== Aim ==
Quote the whole listing word for word. Do not include the pictures.

== Dataset excerpt ==
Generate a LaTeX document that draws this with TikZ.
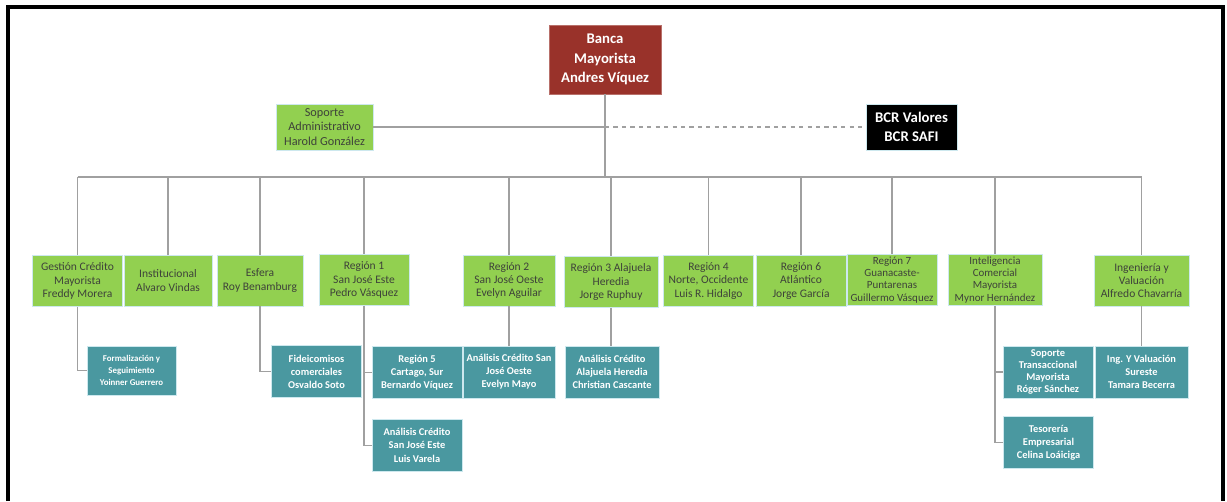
\documentclass[tikz,border=0pt]{standalone}
\usepackage{fontspec}
\setmainfont{Carlito}
\usepackage{xcolor}
\usepackage{tikz}
\usetikzlibrary{positioning}

\definecolor{rojoBanca}{RGB}{153,50,42}
\definecolor{verdeArea}{RGB}{146,208,80}
\definecolor{tealUnidad}{RGB}{74,152,160}
\definecolor{bordeCaja}{RGB}{205,232,238}
\definecolor{grisLinea}{RGB}{160,160,160}
\definecolor{textoArea}{RGB}{62,66,58}

\begin{document}
\begin{tikzpicture}[
    x=0.025cm, y=-0.025cm,
    jefe/.style={rectangle, draw=rojoBanca!70!white, fill=rojoBanca, text=white, align=center, inner sep=1pt, minimum width=2.8cm, minimum height=1.725cm, font=\fontsize{10.5}{14}\selectfont\bfseries},
    filial/.style={rectangle, draw=bordeCaja, line width=0.6pt, fill=black, text=white, align=center, inner sep=1pt, minimum width=2.275cm, minimum height=1.15cm, font=\fontsize{10.5}{14}\selectfont\bfseries},
    area/.style={rectangle, draw=bordeCaja, line width=0.6pt, fill=verdeArea, text=textoArea, align=center, inner sep=1pt, minimum width=2.25cm, minimum height=1.275cm, font=\fontsize{8.2}{9.5}\selectfont},
    unidad/.style={rectangle, draw=bordeCaja, line width=0.6pt, fill=tealUnidad, text=white, align=center, inner sep=1pt, minimum width=2.25cm, minimum height=1.3cm, font=\fontsize{7.4}{9.3}\selectfont\bfseries},
    apretado/.style={font=\fontsize{7.8}{8.6}\selectfont},
    linea/.style={draw=grisLinea, line width=0.9pt}
]
\useasboundingbox (0,0) rectangle (1227,501);
\draw[line width=2.2pt] (8,501) -- (8,7) -- (1223,7) -- (1223,501);

\node[jefe] (banca) at (605,59.5) {Banca\\Mayorista\\Andres Víquez};
\node[area, minimum width=2.425cm, minimum height=1.15cm, font=\fontsize{8.7}{10.2}\selectfont] (soporte) at (324.5,127) {Soporte\\Administrativo\\Harold González};
\node[filial] (bcr) at (911.5,127) {BCR Valores\\BCR SAFI};

\node[area] (gestion) at (77.5,281) {Gestión Crédito\\Mayorista\\Freddy Morera};
\node[area, minimum width=2.2cm] (institucional) at (168,280.5) {Institucional\\Alvaro Vindas};
\node[area, minimum width=2.15cm] (esfera) at (260,280.5) {Esfera\\Roy Benamburg};
\node[area] (region1) at (364,280) {Región 1\\San José Este\\Pedro Vásquez};
\node[area, minimum width=2.3cm] (region2) at (509,280.5) {Región 2\\San José Oeste\\Evelyn Aguilar};
\node[area, minimum width=2.35cm] (region3) at (611,282) {Región 3 Alajuela\\Heredia\\Jorge Ruphuy};
\node[area] (region4) at (708.5,281) {Región 4\\Norte, Occidente\\Luis R. Hidalgo};
\node[area] (region6) at (801,281) {Región 6\\Atlántico\\Jorge García};
\node[area, apretado] (region7) at (892,280) {Región 7\\Guanacaste-\\Puntarenas\\Guillermo Vásquez};
\node[area, apretado, minimum width=2.35cm] (inteligencia) at (995,280) {Inteligencia\\Comercial\\Mayorista\\Mynor Hernández};
\node[area, minimum width=2.375cm] (ingenieria) at (1141.5,280.5) {Ingeniería y\\Valuación\\Alfredo Chavarría};

\node[unidad, minimum width=2.225cm, minimum height=1.225cm, font=\fontsize{6.3}{8.6}\selectfont\bfseries] (formalizacion) at (131.5,370.5) {Formalización y\\Seguimiento\\Yoinner Guerrero};
\node[unidad] (fideicomisos) at (316.5,371.5) {Fideicomisos\\comerciales\\Osvaldo Soto};
\node[unidad] (region5) at (417,372.5) {Región 5\\Cartago, Sur\\Bernardo Víquez};
\node[unidad, below=0.5cm of region5] (analisisSJE) {Análisis Crédito\\San José Este\\Luis Varela};
\node[unidad, minimum width=2.3cm] (analisisSJO) at (509,372) {Análisis Crédito San\\José Oeste\\Evelyn Mayo};
\node[unidad, minimum width=2.35cm] (analisisAH) at (612,372) {Análisis Crédito\\Alajuela Heredia\\Christian Cascante};
\node[unidad, font=\fontsize{7.4}{8.4}\selectfont\bfseries] (transaccional) at (1048,372) {Soporte\\Transaccional\\Mayorista\\Róger Sánchez};
\node[unidad, minimum width=2.325cm] (ingSureste) at (1141.5,372) {Ing. Y Valuación\\Sureste\\Tamara Becerra};
\node[unidad] (tesoreria) at (1048.5,442.5) {Tesorería\\Empresarial\\Celina Loáiciga};

\coordinate (bus) at (605,177);
\draw[linea] (banca.south) -- (bus);
\draw[linea] (bus -| gestion.north) -- (bus -| ingenieria.north);
\foreach \a in {gestion,institucional,esfera,region1,region2,region3,region4,region6,region7,inteligencia,ingenieria}
    \draw[linea] (bus -| \a.north) -- (\a.north);

\draw[linea] (soporte.east) -- (soporte.east -| banca.south);
\draw[linea, dashed] (soporte.east -| banca.south) -- (bcr.west);

\draw[linea] (gestion.south) |- (formalizacion.west);
\draw[linea] (esfera.south) |- (fideicomisos.west);
\draw[linea] (region1.south) |- (region5.west);
\draw[linea] (region1.south) |- (analisisSJE.west);
\draw[linea] (region2.south) -- (analisisSJO.north);
\draw[linea] (region3.south) -- (region3.south |- analisisAH.north);
\draw[linea] (inteligencia.south) |- (transaccional.west);
\draw[linea] (inteligencia.south) |- (tesoreria.west);
\draw[linea] (ingenieria.south) -- (ingSureste.north);

\end{tikzpicture}
\end{document}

== Output below ==
Generate a LaTeX document that draws this with TikZ.
\documentclass[tikz,border=0pt]{standalone}
\usepackage{fontspec}
\setmainfont{Carlito}
\usepackage{xcolor}
\usepackage{tikz}
\usetikzlibrary{positioning}

\definecolor{rojoBanca}{RGB}{153,50,42}
\definecolor{verdeArea}{RGB}{146,208,80}
\definecolor{tealUnidad}{RGB}{74,152,160}
\definecolor{bordeCaja}{RGB}{205,232,238}
\definecolor{grisLinea}{RGB}{160,160,160}
\definecolor{textoArea}{RGB}{62,66,58}

\begin{document}
\begin{tikzpicture}[
    x=0.025cm, y=-0.025cm,
    jefe/.style={rectangle, draw=rojoBanca!70!white, fill=rojoBanca, text=white, align=center, inner sep=1pt, minimum width=2.8cm, minimum height=1.725cm, font=\fontsize{10.5}{14}\selectfont\bfseries},
    filial/.style={rectangle, draw=bordeCaja, line width=0.6pt, fill=black, text=white, align=center, inner sep=1pt, minimum width=2.275cm, minimum height=1.15cm, font=\fontsize{10.5}{14}\selectfont\bfseries},
    area/.style={rectangle, draw=bordeCaja, line width=0.6pt, fill=verdeArea, text=textoArea, align=center, inner sep=1pt, minimum width=2.25cm, minimum height=1.275cm, font=\fontsize{8.2}{9.5}\selectfont},
    unidad/.style={rectangle, draw=bordeCaja, line width=0.6pt, fill=tealUnidad, text=white, align=center, inner sep=1pt, minimum width=2.25cm, minimum height=1.3cm, font=\fontsize{7.4}{9.3}\selectfont\bfseries},
    apretado/.style={font=\fontsize{7.8}{8.6}\selectfont},
    linea/.style={draw=grisLinea, line width=0.9pt}
]
\useasboundingbox (0,0) rectangle (1227,501);
\draw[line width=2.2pt] (8,501) -- (8,7) -- (1223,7) -- (1223,501);

\node[jefe] (banca) at (605,59.5) {Banca\\Mayorista\\Andres Víquez};
\node[area, minimum width=2.425cm, minimum height=1.15cm, font=\fontsize{8.7}{10.2}\selectfont] (soporte) at (324.5,127) {Soporte\\Administrativo\\Harold González};
\node[filial] (bcr) at (911.5,127) {BCR Valores\\BCR SAFI};

\node[area] (gestion) at (77.5,281) {Gestión Crédito\\Mayorista\\Freddy Morera};
\node[area, minimum width=2.2cm] (institucional) at (168,280.5) {Institucional\\Alvaro Vindas};
\node[area, minimum width=2.15cm] (esfera) at (260,280.5) {Esfera\\Roy Benamburg};
\node[area] (region1) at (364,280) {Región 1\\San José Este\\Pedro Vásquez};
\node[area, minimum width=2.3cm] (region2) at (509,280.5) {Región 2\\San José Oeste\\Evelyn Aguilar};
\node[area, minimum width=2.35cm] (region3) at (611,282) {Región 3 Alajuela\\Heredia\\Jorge Ruphuy};
\node[area] (region4) at (708.5,281) {Región 4\\Norte, Occidente\\Luis R. Hidalgo};
\node[area] (region6) at (801,281) {Región 6\\Atlántico\\Jorge García};
\node[area, apretado] (region7) at (892,280) {Región 7\\Guanacaste-\\Puntarenas\\Guillermo Vásquez};
\node[area, apretado, minimum width=2.35cm] (inteligencia) at (995,280) {Inteligencia\\Comercial\\Mayorista\\Mynor Hernández};
\node[area, minimum width=2.375cm] (ingenieria) at (1141.5,280.5) {Ingeniería y\\Valuación\\Alfredo Chavarría};

\node[unidad, minimum width=2.225cm, minimum height=1.225cm, font=\fontsize{6.3}{8.6}\selectfont\bfseries] (formalizacion) at (131.5,370.5) {Formalización y\\Seguimiento\\Yoinner Guerrero};
\node[unidad] (fideicomisos) at (316.5,371.5) {Fideicomisos\\comerciales\\Osvaldo Soto};
\node[unidad] (region5) at (417,372.5) {Región 5\\Cartago, Sur\\Bernardo Víquez};
\node[unidad, below=0.5cm of region5] (analisisSJE) {Análisis Crédito\\San José Este\\Luis Varela};
\node[unidad, minimum width=2.3cm] (analisisSJO) at (509,372) {Análisis Crédito San\\José Oeste\\Evelyn Mayo};
\node[unidad, minimum width=2.35cm] (analisisAH) at (612,372) {Análisis Crédito\\Alajuela Heredia\\Christian Cascante};
\node[unidad, font=\fontsize{7.4}{8.4}\selectfont\bfseries] (transaccional) at (1048,372) {Soporte\\Transaccional\\Mayorista\\Róger Sánchez};
\node[unidad, minimum width=2.325cm] (ingSureste) at (1141.5,372) {Ing. Y Valuación\\Sureste\\Tamara Becerra};
\node[unidad] (tesoreria) at (1048.5,442.5) {Tesorería\\Empresarial\\Celina Loáiciga};

\coordinate (bus) at (605,177);
\draw[linea] (banca.south) -- (bus);
\draw[linea] (bus -| gestion.north) -- (bus -| ingenieria.north);
\foreach \a in {gestion,institucional,esfera,region1,region2,region3,region4,region6,region7,inteligencia,ingenieria}
    \draw[linea] (bus -| \a.north) -- (\a.north);

\draw[linea] (soporte.east) -- (soporte.east -| banca.south);
\draw[linea, dashed] (soporte.east -| banca.south) -- (bcr.west);

\draw[linea] (gestion.south) |- (formalizacion.west);
\draw[linea] (esfera.south) |- (fideicomisos.west);
\draw[linea] (region1.south) |- (region5.west);
\draw[linea] (region1.south) |- (analisisSJE.west);
\draw[linea] (region2.south) -- (analisisSJO.north);
\draw[linea] (region3.south) -- (region3.south |- analisisAH.north);
\draw[linea] (inteligencia.south) |- (transaccional.west);
\draw[linea] (inteligencia.south) |- (tesoreria.west);
\draw[linea] (ingenieria.south) -- (ingSureste.north);

\end{tikzpicture}
\end{document}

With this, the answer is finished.